Sample Interview Questions and Answers
- How would you debug a 3rd party app crashing due to a permission denial?
- First, check logcat for SecurityException or permission-related errors. Identify the missing permission (e.g., CAMERA). Verify the app's AndroidManifest.xml declares the permission. For dangerous permissions, ensure the app requests it at runtime using ActivityCompat.requestPermissions(). Use adb shell dumpsys package
<package>to confirm granted permissions. If it's a special permission (e.g., SYSTEM_ALERT_WINDOW), check AppOps with adb shell appops query. For system apps, ensure proper signing and installation in /system/priv-app.
2. Why can't a 3rd party app request a privileged permission like WRITE_SECURE_SETTINGS?
- Privileged permissions are restricted to apps installed in /system/priv-app or signed with the platform key. 3rd party apps, installed in /data/app and signed with a developer key, lack the necessary trust level. The PackageManagerService denies such requests during installation, and SELinux (untrusted_app domain) further restricts access. Granting WRITE_SECURE_SETTINGS to a 3rd party app would require root access or OEM-specific modifications, violating Android's security model.

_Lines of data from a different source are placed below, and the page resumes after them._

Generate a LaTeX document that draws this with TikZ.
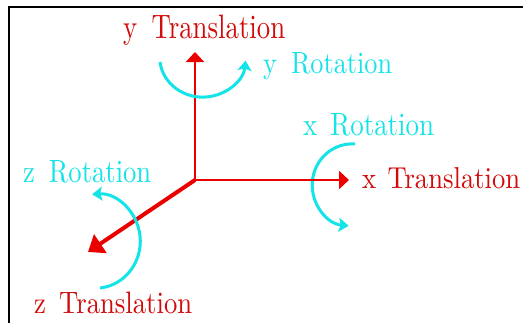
\documentclass[tikz,border=0pt]{standalone}
\usetikzlibrary{arrows.meta}
\definecolor{axisred}{RGB}{235,0,0}
\definecolor{labred}{RGB}{210,10,10}
\definecolor{rotcyan}{RGB}{20,228,232}
\newcommand{\fitlabel}[3]{\resizebox{#1pt}{#2pt}{#3}}
\begin{document}
\begin{tikzpicture}[x=1pt,y=-1pt,
  axisline/.style={draw=axisred, line width=2pt, -{Triangle[length=10pt,width=18pt]}},
  zaxisline/.style={draw=axisred, line width=4pt, -{Triangle[length=15pt,width=22pt]}},
  rotarc/.style={draw=rotcyan, line width=3pt, -{Stealth[length=10pt,width=14pt,inset=2pt]}},
  tlabel/.style={text=labred, inner sep=0pt, anchor=base west},
  rlabel/.style={text=rotcyan, inner sep=0pt, anchor=base west}]
\useasboundingbox (0,0) rectangle (523,322);
\clip (0,0) rectangle (523,322);
\fill[white] (0,0) rectangle (523,322);
\draw[line width=2.5pt] (9,340) -- (9,7) -- (540,7);

\coordinate (O) at (195,180);
\coordinate (Y) at (195,52);
\coordinate (X) at (349,180);
\coordinate (Z) at (88,252);

\draw[axisline] (O) -- (Y);
\draw[zaxisline] (O) -- (Z);

% rotation arcs
\draw[rotarc] (160,62) arc[start angle=173,end angle=5,x radius=43,y radius=40];
\draw[rotarc] (100,288) arc[start angle=84,end angle=-94,x radius=45,y radius=47];
\draw[rotarc] (355,144) arc[start angle=274,end angle=95,x radius=40,y radius=41];
\draw[axisline] (O) -- (X);

% labels
\node[tlabel] (ytr) at (123,38.5) {\fitlabel{162}{23.5}{y\hspace{0.2em} Translation}};
\node[rlabel] (yrot) at (263,73.5) {\fitlabel{129}{21}{y\hspace{0.2em} Rotation}};
\node[rlabel] (xrot) at (303,135.5) {\fitlabel{131}{22}{x\hspace{0.15em} Rotation}};
\node[tlabel] (xtr) at (362,188) {\fitlabel{158}{21}{x\hspace{0.09em} Translation}};
\node[rlabel] (zrot) at (23,182) {\fitlabel{128}{22}{z\hspace{0.19em} Rotation}};
\node[tlabel] (ztr) at (34,313) {\fitlabel{158}{21.5}{z\hspace{0.16em} Translation}};
\end{tikzpicture}
\end{document}
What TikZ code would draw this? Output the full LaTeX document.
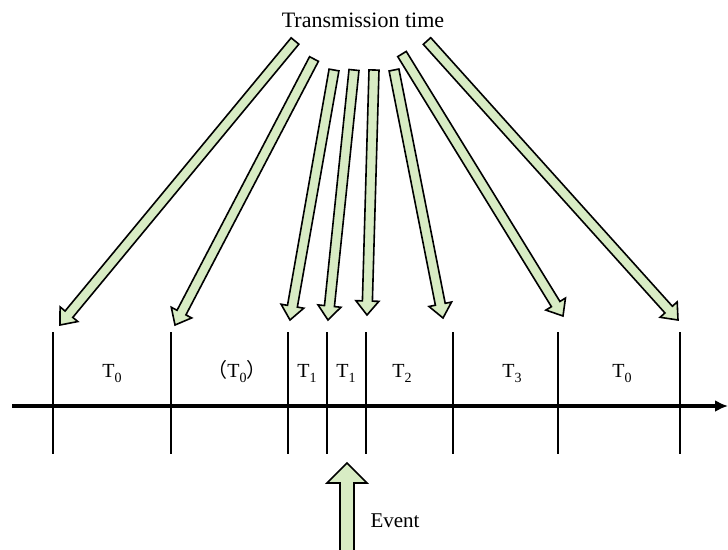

3. How does the AppOps system enhance permission management?
- AppOps (AppOpsService) provides fine-grained, runtime control over permissions, especially for special access like SYSTEM_ALERT_WINDOW or WRITE_SETTINGS. It tracks permission states (allowed, denied, ignored) and allows users to toggle them via Settings. AppOps integrates with PackageManagerService and ActivityManagerService to enforce restrictions dynamically. Developers can query AppOps states via AppOpsManager or adb shell appops, making it a powerful tool for debugging permission issues.
Conclusion
Mastering Android's permission levels unlocks a deeper grasp of its security architecture and app ecosystem. From normal permissions easing development to privileged ones safeguarding system APIs, each level plays a vital role. Whether you're building apps, debugging issues, or exploring AOSP, this knowledge empowers you to navigate Android's complex yet robust framework.